## [GIVEN PROBLEM]
Your output is the lines from the first one to the one containing "fig = go.Figure()", repeated exactly, with images left out.

## [DATA EXTRACT]
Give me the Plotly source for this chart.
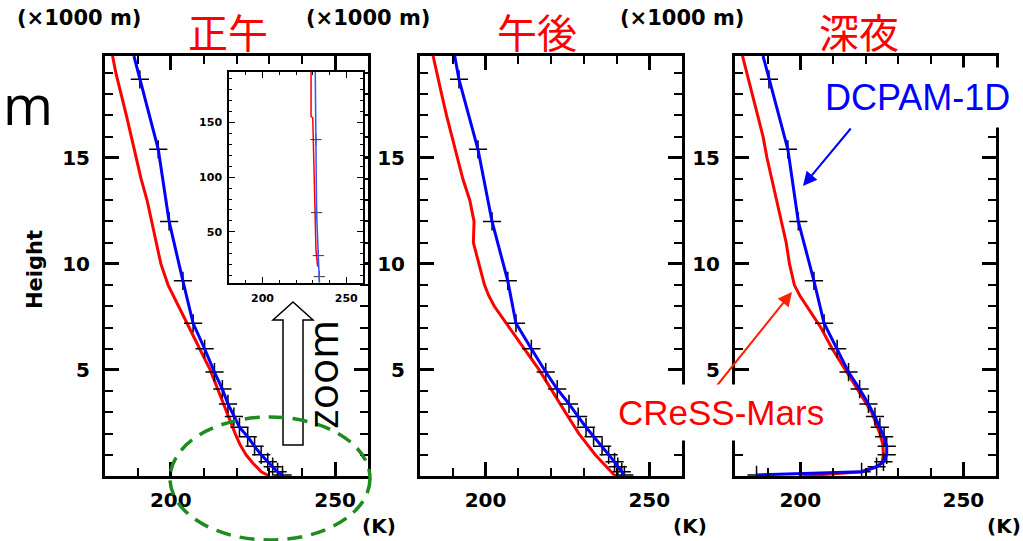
import plotly.graph_objects as go

W, H = 1023, 541

# ---------------- data ----------------
panel_titles = ["正午", "午後", "深夜"]

# DCPAM-1D model levels (km); last entry = value at the top edge of the panel (no marker)
dcpam_height_km = [0.05, 0.2, 0.44, 0.67, 1.0, 1.4, 1.85, 2.3, 2.8, 3.4, 4.1, 4.9,
                   6.0, 7.2, 9.2, 12.0, 15.4, 18.7, 19.8]
dcpam_noon = [234, 232.5, 231, 229.5, 227.5, 225.5, 223.4, 220.9, 219.2, 217.4, 215.7,
              213.3, 210.3, 206.8, 203.7, 199.5, 196.2, 190.6, 188.8]
dcpam_afternoon = [242.4, 241.6, 240.4, 239.4, 237.6, 235.6, 233, 230.7, 228.3, 225.5,
                   221.9, 218.4, 214, 209.3, 206.8, 202, 197.7, 191.9, 190.6]
dcpam_night = [186.6, 218.8, 223.4, 225.5, 226.5, 226.5, 225.7, 224.4, 222.9, 220.9,
               218.2, 214.8, 211.3, 207.3, 204.2, 199.4, 196.2, 190.4, 188.6]

# CReSS-Mars profiles (km)
cress_height_km = [0, 0.1, 0.2, 0.4, 0.6, 1.0, 1.5, 2, 3, 4, 5, 6, 7, 8, 8.5, 9, 10,
                   11, 12, 13, 14, 15, 16, 17, 18, 19, 19.8]
cress_noon = [230, 228.5, 227.5, 226.3, 225, 222.9, 221, 219.6, 217, 214.5, 212, 208.8,
              205.6, 202.2, 200.7, 199.2, 197, 195.6, 194.2, 192.8, 191, 189.4, 188,
              186.5, 184.8, 183.3, 182.3]
cress_afternoon = [239.6, 239, 238.3, 237, 235.8, 233.5, 231, 228.5, 224.4, 220.4, 216.4,
                   211.8, 207.3, 202.7, 201, 199.7, 198, 196.3, 196.5, 195.2, 193.1,
                   191.4, 189.9, 188.1, 186.6, 185.1, 184]
cress_night = [200.7, 208.8, 218.9, 222.9, 225, 225.5, 225.3, 224.4, 221.9, 217.9, 213.8,
               209.8, 206.3, 202.2, 199.9, 198.2, 196.7, 195.7, 194.2, 192.6, 191.1,
               189.8, 188.6, 186.9, 185.4, 183.5, 182.3]

# Inset (zoomed, km)
inset_dcpam_km = [4, 9.4, 28.5, 67.6, 134, 195.5]
inset_dcpam_K = [234, 233.9, 233.3, 232.3, 231.9, 231.5]
inset_cress_km = [18.5, 34, 61, 94, 124, 138, 154, 155, 195.5]
inset_cress_K = [232.9, 231.9, 231.5, 231.0, 230.6, 230.2, 230.0, 229.0, 229.0]

x_range = [180, 260]
y_range = [0, 19.8]
x_major = [200, 250]
y_major = [5, 10, 15]
inset_x_range = [180, 260]
inset_y_range = [3.6, 195.5]
inset_y_major = [50, 100, 150]

RED = "#ff0000"
BLUE = "#0000ff"


def px(x):
    return x / W


def py(y):
    return 1 - y / H


fig = go.Figure()

dcpam_sets = [dcpam_noon, dcpam_afternoon, dcpam_night]
cress_sets = [cress_noon, cress_afternoon, cress_night]
for i in range(3):
    xa = "x" if i == 0 else f"x{i+1}"
    ya = "y" if i == 0 else f"y{i+1}"
    fig.add_trace(go.Scatter(x=cress_sets[i], y=cress_height_km, mode="lines",
                             line=dict(color=RED, width=3), xaxis=xa, yaxis=ya,
                             showlegend=False, hoverinfo="skip"))
    fig.add_trace(go.Scatter(x=dcpam_sets[i][:-1], y=dcpam_height_km[:-1], mode="markers",
                             marker=dict(symbol="cross-thin", size=13, color="black",
                                         line=dict(color="black", width=1.5)),
                             xaxis=xa, yaxis=ya, showlegend=False, hoverinfo="skip"))
    fig.add_trace(go.Scatter(x=dcpam_sets[i], y=dcpam_height_km, mode="lines",
                             line=dict(color=BLUE, width=3), xaxis=xa, yaxis=ya,
                             showlegend=False, hoverinfo="skip"))

# inset
fig.add_trace(go.Scatter(x=inset_cress_K, y=inset_cress_km, mode="lines",
                         line=dict(color=RED, width=1.5), xaxis="x4", yaxis="y4",
                         showlegend=False, hoverinfo="skip"))
fig.add_trace(go.Scatter(x=inset_dcpam_K[1:5], y=inset_dcpam_km[1:5], mode="markers",
                         marker=dict(symbol="cross-thin", size=8, color="#333",
                                     line=dict(color="#333", width=1)),
                         xaxis="x4", yaxis="y4", showlegend=False, hoverinfo="skip"))
fig.add_trace(go.Scatter(x=inset_dcpam_K, y=inset_dcpam_km, mode="lines",
                         line=dict(color="#3355ff", width=1.5), xaxis="x4", yaxis="y4",
                         showlegend=False, hoverinfo="skip"))

tickfont = dict(family="DejaVu Sans", size=20, color="black")


def main_x(dom, anchor):
    return dict(domain=dom, anchor=anchor, range=x_range, tickmode="array", tickvals=x_major,
                showline=True, linewidth=3, linecolor="black", mirror="ticks",
                ticks="inside", ticklen=14, tickwidth=2.5, tickcolor="black",
                minor=dict(ticks="inside", ticklen=8, tickwidth=2, tickcolor="black",
                           dtick=10, tick0=180, showgrid=False),
                showgrid=False, zeroline=False, tickfont=dict(tickfont, weight="bold"),
                ticklabelstandoff=4, fixedrange=True)


def main_y(dom, anchor):
    return dict(domain=dom, anchor=anchor, range=y_range, tickmode="array", tickvals=y_major,
                showline=True, linewidth=3, linecolor="black", mirror="ticks",
                ticks="inside", ticklen=14, tickwidth=2.5, tickcolor="black",
                minor=dict(ticks="inside", ticklen=8, tickwidth=2, tickcolor="black",
                           dtick=1, tick0=0, showgrid=False),
                showgrid=False, zeroline=False, tickfont=dict(tickfont, weight="bold"),
                ticklabelstandoff=8, fixedrange=True)


ydom = [py(476), py(56)]
panels_px = [(105, 368), (420, 682), (735, 996)]
layout = dict(width=W, height=H, margin=dict(l=0, r=0, t=0, b=0),
              paper_bgcolor="white", plot_bgcolor="white", showlegend=False)
for i, (a, b) in enumerate(panels_px):
    sx = "" if i == 0 else str(i + 1)
    layout[f"xaxis{sx}"] = main_x([px(a), px(b)], "y" + sx)
    layout[f"yaxis{sx}"] = main_y(ydom, "x" + sx)

layout["xaxis4"] = dict(domain=[px(229), px(363)], anchor="y4", range=inset_x_range,
                        tickmode="array", tickvals=x_major, showline=True, linewidth=1.5,
                        linecolor="black", mirror="ticks", ticks="inside", ticklen=6,
                        tickwidth=1.2, tickcolor="black",
                        minor=dict(ticks="inside", ticklen=3.5, tickwidth=1, tickcolor="black",
                                   dtick=10, tick0=180, showgrid=False),
                        showgrid=False, zeroline=False,
                        tickfont=dict(family="DejaVu Sans", size=11, color="black", weight="bold"),
                        ticklabelstandoff=4, fixedrange=True)
layout["yaxis4"] = dict(domain=[py(283), py(72)], anchor="x4", range=inset_y_range,
                        tickmode="array", tickvals=inset_y_major, showline=True, linewidth=1.5,
                        linecolor="black", mirror="ticks", ticks="inside", ticklen=6,
                        tickwidth=1.2, tickcolor="black",
                        minor=dict(ticks="inside", ticklen=3.5, tickwidth=1, tickcolor="black",
                                   dtick=10, tick0=0, showgrid=False),
                        showgrid=False, zeroline=False,
                        tickfont=dict(family="DejaVu Sans", size=11, color="black", weight="bold"),
                        ticklabelstandoff=3, fixedrange=True)
fig.update_layout(**layout)

ann = []


def text(x, y, s, size, color="black", family="DejaVu Sans", weight="normal", angle=0, **kw):
    d = dict(x=px(x), y=py(y), xref="paper", yref="paper", text=s, showarrow=False,
             font=dict(family=family, size=size, color=color, weight=weight),
             textangle=angle, xanchor="center", yanchor="middle")
    d.update(kw)
    ann.append(d)


# unit labels
for cx in [79, 368, 682]:
    text(cx, 18, "(×1000 m)", 21, weight="bold")
for cx in [379, 690, 1004]:
    text(cx, 526, "(K)", 20, weight="bold")
# titles
for cx, t in zip([228, 537, 859], panel_titles):
    text(cx, 31, t, 40, color=RED, family="Noto Sans CJK JP")
text(35, 270, "Height", 21, weight="bold", angle=-90)
text(2, 104, "m", 54, family="Open Sans", xanchor="left", borderpad=0)
text(321, 375, "zoom", 42, family="Open Sans", angle=-90)

# arrows
ann.append(dict(x=px(803), y=py(186), xref="paper", yref="paper", ax=852 - 803, ay=127 - 186,
                axref="pixel", ayref="pixel", text="", showarrow=True, arrowhead=2,
                arrowsize=1.4, arrowwidth=2, arrowcolor=BLUE))
ann.append(dict(x=px(792), y=py(292), xref="paper", yref="paper", ax=715 - 792, ay=388 - 292,
                axref="pixel", ayref="pixel", text="", showarrow=True, arrowhead=2,
                arrowsize=1.4, arrowwidth=2, arrowcolor="#ff2200"))
# labels with white boxes
text(917, 97, "DCPAM-1D", 36, color=BLUE, family="Liberation Sans", bgcolor="white", borderpad=9)
text(721, 412, "CReSS-Mars", 35, color=RED, family="Liberation Sans", bgcolor="white", borderpad=8)

fig.update_layout(annotations=ann)

# hollow "zoom" arrow
pts = [(293, 302), (273, 320), (283, 320), (283, 445), (303, 445), (303, 320), (313, 320)]
path = "M " + " L ".join(f"{px(a):.5f},{py(b):.5f}" for a, b in pts) + " Z"
shapes = [
    dict(type="path", path=path, xref="paper", yref="paper", fillcolor="white",
         line=dict(color="black", width=1.5), layer="above"),
    dict(type="circle", xref="paper", yref="paper", x0=px(170), x1=px(370), y0=py(540),
         y1=py(417), line=dict(color="#1f8c1f", width=3.5, dash="15px,9px"), layer="above"),
]
fig.update_layout(shapes=shapes)

fig.write_html("out.html")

## [COMPLETED EXERCISE]
Give me the Plotly source for this chart.
import plotly.graph_objects as go

W, H = 1023, 541

# ---------------- data ----------------
panel_titles = ["正午", "午後", "深夜"]

# DCPAM-1D model levels (km); last entry = value at the top edge of the panel (no marker)
dcpam_height_km = [0.05, 0.2, 0.44, 0.67, 1.0, 1.4, 1.85, 2.3, 2.8, 3.4, 4.1, 4.9,
                   6.0, 7.2, 9.2, 12.0, 15.4, 18.7, 19.8]
dcpam_noon = [234, 232.5, 231, 229.5, 227.5, 225.5, 223.4, 220.9, 219.2, 217.4, 215.7,
              213.3, 210.3, 206.8, 203.7, 199.5, 196.2, 190.6, 188.8]
dcpam_afternoon = [242.4, 241.6, 240.4, 239.4, 237.6, 235.6, 233, 230.7, 228.3, 225.5,
                   221.9, 218.4, 214, 209.3, 206.8, 202, 197.7, 191.9, 190.6]
dcpam_night = [186.6, 218.8, 223.4, 225.5, 226.5, 226.5, 225.7, 224.4, 222.9, 220.9,
               218.2, 214.8, 211.3, 207.3, 204.2, 199.4, 196.2, 190.4, 188.6]

# CReSS-Mars profiles (km)
cress_height_km = [0, 0.1, 0.2, 0.4, 0.6, 1.0, 1.5, 2, 3, 4, 5, 6, 7, 8, 8.5, 9, 10,
                   11, 12, 13, 14, 15, 16, 17, 18, 19, 19.8]
cress_noon = [230, 228.5, 227.5, 226.3, 225, 222.9, 221, 219.6, 217, 214.5, 212, 208.8,
              205.6, 202.2, 200.7, 199.2, 197, 195.6, 194.2, 192.8, 191, 189.4, 188,
              186.5, 184.8, 183.3, 182.3]
cress_afternoon = [239.6, 239, 238.3, 237, 235.8, 233.5, 231, 228.5, 224.4, 220.4, 216.4,
                   211.8, 207.3, 202.7, 201, 199.7, 198, 196.3, 196.5, 195.2, 193.1,
                   191.4, 189.9, 188.1, 186.6, 185.1, 184]
cress_night = [200.7, 208.8, 218.9, 222.9, 225, 225.5, 225.3, 224.4, 221.9, 217.9, 213.8,
               209.8, 206.3, 202.2, 199.9, 198.2, 196.7, 195.7, 194.2, 192.6, 191.1,
               189.8, 188.6, 186.9, 185.4, 183.5, 182.3]

# Inset (zoomed, km)
inset_dcpam_km = [4, 9.4, 28.5, 67.6, 134, 195.5]
inset_dcpam_K = [234, 233.9, 233.3, 232.3, 231.9, 231.5]
inset_cress_km = [18.5, 34, 61, 94, 124, 138, 154, 155, 195.5]
inset_cress_K = [232.9, 231.9, 231.5, 231.0, 230.6, 230.2, 230.0, 229.0, 229.0]

x_range = [180, 260]
y_range = [0, 19.8]
x_major = [200, 250]
y_major = [5, 10, 15]
inset_x_range = [180, 260]
inset_y_range = [3.6, 195.5]
inset_y_major = [50, 100, 150]

RED = "#ff0000"
BLUE = "#0000ff"


def px(x):
    return x / W


def py(y):
    return 1 - y / H


fig = go.Figure()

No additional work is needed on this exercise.